In 1987, Mr. Cobbs landed a role alongside Dabney Coleman in the lone season of the ABC sitcom “The Slap Maxwell Story.”
He also had recurring roles on “I’ll Fly Away,” “The Gregory Hines Show” (he played Mr. Hines’s father), “The Drew Carey Show” and, more recently, the 2012-13 sitcom “Go On,” which starred Matthew Perry.
Mr. Cobbs’s TV appearances chart the history of the medium over the past five decades: He was seen on “Good Times,” “One Life to Live,” “L.A. Law,” “Kate and Allie,” “Spenser: For Hire,” “Sesame Street,” “I’ll Fly Away,” “ER,” “Northern Exposure,” “Walker, Texas Ranger,” “The Sopranos,” “The West Wing,” “NYPD Blue,” “JAG,” “One Tree Hill,” “Star Trek: Enterprise,” “Six Feet Under,” “Superior Donuts” and “Agents of S.H.I.E.L.D.”
Among his notable film roles were the manager of the singer played by Whitney Houston in “The Bodyguard” (1992); the “clock man” in the Coen brothers’ “The Hudsucker Proxy” (1994); a coach in “Air Bud” (1997), the hit comedy about a basketball-playing dog; a police officer in the thriller “Demolition Man” (1993); a famous jazz pianist in “That Thing You Do!” (1996); Master Tinker in “Oz the Great and Powerful” (2013); and a doctor in the 2002 John Sayles drama “Sunshine State.”

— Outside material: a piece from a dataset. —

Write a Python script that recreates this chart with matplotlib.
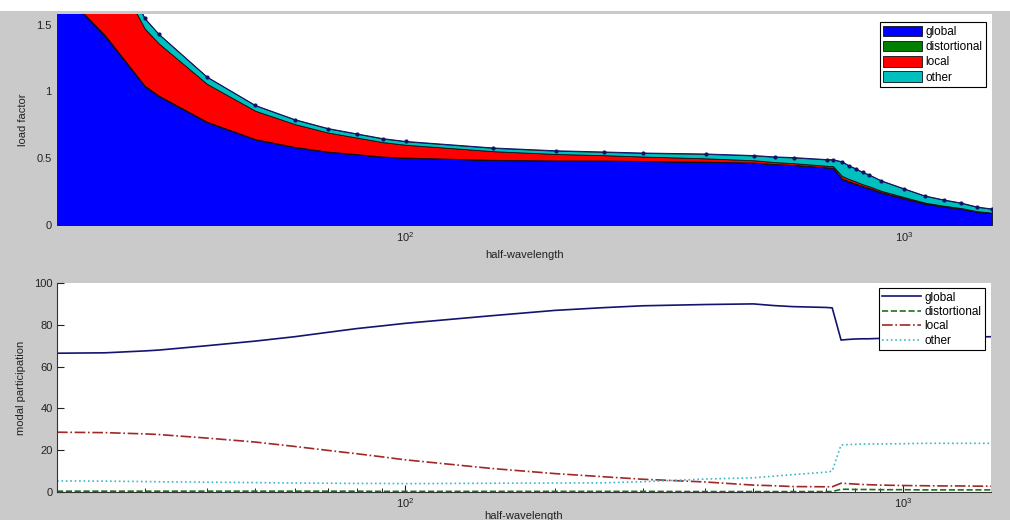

One of his favorite roles, according to his publicist, Chuck I. Jones, was as a security guard in “Night at the Museum,” alongside Ben Stiller, Dick Van Dyke and Mickey Rooney. Mr. Cobbs reprised the role in a sequel, “Night at the Museum: Secret of the Tomb.”
In 2020, he won a Daytime Emmy Award for his work on “Dino Dana,” a children’s series about a young girl who loves dinosaurs.
His last credited appearance came in 2023, in the mini-series “Incandescent Love.”
Mr. Cobbs never married; his brother was his only immediate survivor.
“I enjoy what I do, I really enjoy it,” Mr. Cobbs said in 2012. “It’s exciting to have a project and work on it and see it come to fruition, so I can find joy doing this so much.”